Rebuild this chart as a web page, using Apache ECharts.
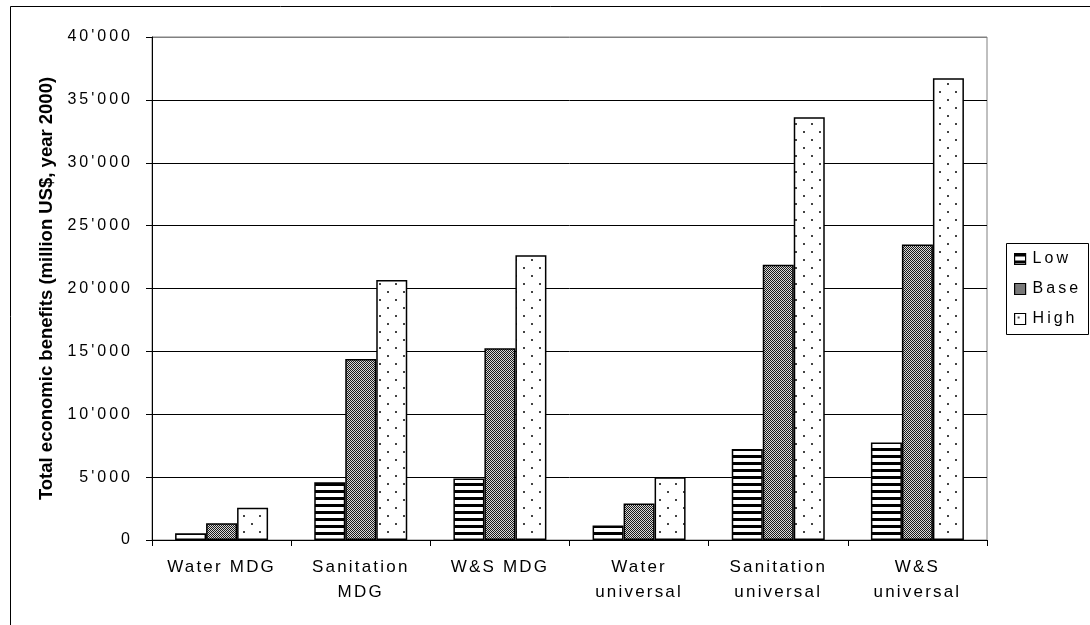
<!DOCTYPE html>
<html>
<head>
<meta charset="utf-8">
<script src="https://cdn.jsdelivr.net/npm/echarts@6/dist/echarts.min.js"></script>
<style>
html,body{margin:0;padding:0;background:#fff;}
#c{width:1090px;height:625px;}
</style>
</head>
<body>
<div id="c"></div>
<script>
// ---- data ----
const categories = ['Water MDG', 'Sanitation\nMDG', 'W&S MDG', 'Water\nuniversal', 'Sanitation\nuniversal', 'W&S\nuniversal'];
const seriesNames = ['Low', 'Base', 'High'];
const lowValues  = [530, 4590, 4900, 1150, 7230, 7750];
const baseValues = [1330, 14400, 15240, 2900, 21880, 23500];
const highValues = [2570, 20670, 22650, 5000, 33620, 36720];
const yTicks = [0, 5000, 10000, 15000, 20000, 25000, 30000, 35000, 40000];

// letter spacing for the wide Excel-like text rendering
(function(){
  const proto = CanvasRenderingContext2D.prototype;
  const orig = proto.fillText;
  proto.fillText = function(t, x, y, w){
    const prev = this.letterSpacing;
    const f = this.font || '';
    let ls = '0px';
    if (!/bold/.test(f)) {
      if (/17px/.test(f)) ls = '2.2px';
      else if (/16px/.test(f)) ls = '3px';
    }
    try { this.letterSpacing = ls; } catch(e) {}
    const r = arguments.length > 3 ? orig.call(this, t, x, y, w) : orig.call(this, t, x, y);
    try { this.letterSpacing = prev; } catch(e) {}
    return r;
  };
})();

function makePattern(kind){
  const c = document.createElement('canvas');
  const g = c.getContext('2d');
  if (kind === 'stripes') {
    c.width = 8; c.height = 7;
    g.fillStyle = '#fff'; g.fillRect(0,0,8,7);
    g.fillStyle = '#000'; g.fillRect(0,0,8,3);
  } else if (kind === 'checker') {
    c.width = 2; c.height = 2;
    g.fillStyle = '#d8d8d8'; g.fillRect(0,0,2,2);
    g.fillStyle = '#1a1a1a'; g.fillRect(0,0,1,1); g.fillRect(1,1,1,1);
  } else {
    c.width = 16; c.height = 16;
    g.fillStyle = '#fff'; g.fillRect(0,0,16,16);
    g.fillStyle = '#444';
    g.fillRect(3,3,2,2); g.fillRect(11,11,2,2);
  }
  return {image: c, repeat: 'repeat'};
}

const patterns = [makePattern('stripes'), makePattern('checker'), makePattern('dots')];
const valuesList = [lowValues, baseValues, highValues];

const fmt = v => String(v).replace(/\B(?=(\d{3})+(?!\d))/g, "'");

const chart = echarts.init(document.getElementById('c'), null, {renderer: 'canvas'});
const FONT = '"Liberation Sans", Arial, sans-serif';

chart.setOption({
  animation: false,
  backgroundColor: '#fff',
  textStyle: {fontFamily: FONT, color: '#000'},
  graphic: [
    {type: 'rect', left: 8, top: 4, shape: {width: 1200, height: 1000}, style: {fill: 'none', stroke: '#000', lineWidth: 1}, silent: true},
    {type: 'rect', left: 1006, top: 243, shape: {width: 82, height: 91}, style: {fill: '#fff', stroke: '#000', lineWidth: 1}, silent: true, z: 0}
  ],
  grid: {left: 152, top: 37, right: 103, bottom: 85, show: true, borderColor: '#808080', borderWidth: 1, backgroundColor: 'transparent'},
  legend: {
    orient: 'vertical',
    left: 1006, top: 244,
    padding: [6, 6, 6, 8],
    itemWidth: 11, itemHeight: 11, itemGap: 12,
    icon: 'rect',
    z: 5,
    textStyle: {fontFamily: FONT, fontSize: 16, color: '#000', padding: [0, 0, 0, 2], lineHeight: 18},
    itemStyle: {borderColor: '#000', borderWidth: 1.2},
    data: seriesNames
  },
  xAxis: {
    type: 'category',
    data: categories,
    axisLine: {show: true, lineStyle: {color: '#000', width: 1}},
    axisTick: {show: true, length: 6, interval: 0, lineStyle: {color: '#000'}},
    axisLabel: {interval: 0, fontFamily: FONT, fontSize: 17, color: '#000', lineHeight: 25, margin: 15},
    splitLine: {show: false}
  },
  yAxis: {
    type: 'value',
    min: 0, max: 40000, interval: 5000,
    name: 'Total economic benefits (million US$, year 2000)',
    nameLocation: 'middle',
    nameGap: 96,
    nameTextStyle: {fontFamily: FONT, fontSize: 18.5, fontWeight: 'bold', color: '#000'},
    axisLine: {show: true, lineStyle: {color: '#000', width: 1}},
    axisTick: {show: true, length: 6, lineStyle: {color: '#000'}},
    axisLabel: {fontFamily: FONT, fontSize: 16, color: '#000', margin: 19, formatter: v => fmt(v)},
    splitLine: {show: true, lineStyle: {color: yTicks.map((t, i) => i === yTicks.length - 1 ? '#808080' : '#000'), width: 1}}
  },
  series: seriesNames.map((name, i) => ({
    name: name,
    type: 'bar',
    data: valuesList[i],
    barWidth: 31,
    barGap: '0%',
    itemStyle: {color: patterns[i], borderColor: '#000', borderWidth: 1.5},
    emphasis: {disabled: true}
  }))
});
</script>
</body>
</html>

■ ■ ■

WHAT THE TASK REQUIRES →
Using the data above, write out every line exactly, leaving the images behind.

FINISHED TASK →
Rebuild this chart as a web page, using Apache ECharts.
<!DOCTYPE html>
<html>
<head>
<meta charset="utf-8">
<script src="https://cdn.jsdelivr.net/npm/echarts@6/dist/echarts.min.js"></script>
<style>
html,body{margin:0;padding:0;background:#fff;}
#c{width:1090px;height:625px;}
</style>
</head>
<body>
<div id="c"></div>
<script>
// ---- data ----
const categories = ['Water MDG', 'Sanitation\nMDG', 'W&S MDG', 'Water\nuniversal', 'Sanitation\nuniversal', 'W&S\nuniversal'];
const seriesNames = ['Low', 'Base', 'High'];
const lowValues  = [530, 4590, 4900, 1150, 7230, 7750];
const baseValues = [1330, 14400, 15240, 2900, 21880, 23500];
const highValues = [2570, 20670, 22650, 5000, 33620, 36720];
const yTicks = [0, 5000, 10000, 15000, 20000, 25000, 30000, 35000, 40000];

// letter spacing for the wide Excel-like text rendering
(function(){
  const proto = CanvasRenderingContext2D.prototype;
  const orig = proto.fillText;
  proto.fillText = function(t, x, y, w){
    const prev = this.letterSpacing;
    const f = this.font || '';
    let ls = '0px';
    if (!/bold/.test(f)) {
      if (/17px/.test(f)) ls = '2.2px';
      else if (/16px/.test(f)) ls = '3px';
    }
    try { this.letterSpacing = ls; } catch(e) {}
    const r = arguments.length > 3 ? orig.call(this, t, x, y, w) : orig.call(this, t, x, y);
    try { this.letterSpacing = prev; } catch(e) {}
    return r;
  };
})();

function makePattern(kind){
  const c = document.createElement('canvas');
  const g = c.getContext('2d');
  if (kind === 'stripes') {
    c.width = 8; c.height = 7;
    g.fillStyle = '#fff'; g.fillRect(0,0,8,7);
    g.fillStyle = '#000'; g.fillRect(0,0,8,3);
  } else if (kind === 'checker') {
    c.width = 2; c.height = 2;
    g.fillStyle = '#d8d8d8'; g.fillRect(0,0,2,2);
    g.fillStyle = '#1a1a1a'; g.fillRect(0,0,1,1); g.fillRect(1,1,1,1);
  } else {
    c.width = 16; c.height = 16;
    g.fillStyle = '#fff'; g.fillRect(0,0,16,16);
    g.fillStyle = '#444';
    g.fillRect(3,3,2,2); g.fillRect(11,11,2,2);
  }
  return {image: c, repeat: 'repeat'};
}

const patterns = [makePattern('stripes'), makePattern('checker'), makePattern('dots')];
const valuesList = [lowValues, baseValues, highValues];

const fmt = v => String(v).replace(/\B(?=(\d{3})+(?!\d))/g, "'");

const chart = echarts.init(document.getElementById('c'), null, {renderer: 'canvas'});
const FONT = '"Liberation Sans", Arial, sans-serif';

chart.setOption({
  animation: false,
  backgroundColor: '#fff',
  textStyle: {fontFamily: FONT, color: '#000'},
  graphic: [
    {type: 'rect', left: 8, top: 4, shape: {width: 1200, height: 1000}, style: {fill: 'none', stroke: '#000', lineWidth: 1}, silent: true},
    {type: 'rect', left: 1006, top: 243, shape: {width: 82, height: 91}, style: {fill: '#fff', stroke: '#000', lineWidth: 1}, silent: true, z: 0}
  ],
  grid: {left: 152, top: 37, right: 103, bottom: 85, show: true, borderColor: '#808080', borderWidth: 1, backgroundColor: 'transparent'},
  legend: {
    orient: 'vertical',
    left: 1006, top: 244,
    padding: [6, 6, 6, 8],
    itemWidth: 11, itemHeight: 11, itemGap: 12,
    icon: 'rect',
    z: 5,
    textStyle: {fontFamily: FONT, fontSize: 16, color: '#000', padding: [0, 0, 0, 2], lineHeight: 18},
    itemStyle: {borderColor: '#000', borderWidth: 1.2},
    data: seriesNames
  },
  xAxis: {
    type: 'category',
    data: categories,
    axisLine: {show: true, lineStyle: {color: '#000', width: 1}},
    axisTick: {show: true, length: 6, interval: 0, lineStyle: {color: '#000'}},
    axisLabel: {interval: 0, fontFamily: FONT, fontSize: 17, color: '#000', lineHeight: 25, margin: 15},
    splitLine: {show: false}
  },
  yAxis: {
    type: 'value',
    min: 0, max: 40000, interval: 5000,
    name: 'Total economic benefits (million US$, year 2000)',
    nameLocation: 'middle',
    nameGap: 96,
    nameTextStyle: {fontFamily: FONT, fontSize: 18.5, fontWeight: 'bold', color: '#000'},
    axisLine: {show: true, lineStyle: {color: '#000', width: 1}},
    axisTick: {show: true, length: 6, lineStyle: {color: '#000'}},
    axisLabel: {fontFamily: FONT, fontSize: 16, color: '#000', margin: 19, formatter: v => fmt(v)},
    splitLine: {show: true, lineStyle: {color: yTicks.map((t, i) => i === yTicks.length - 1 ? '#808080' : '#000'), width: 1}}
  },
  series: seriesNames.map((name, i) => ({
    name: name,
    type: 'bar',
    data: valuesList[i],
    barWidth: 31,
    barGap: '0%',
    itemStyle: {color: patterns[i], borderColor: '#000', borderWidth: 1.5},
    emphasis: {disabled: true}
  }))
});
</script>
</body>
</html>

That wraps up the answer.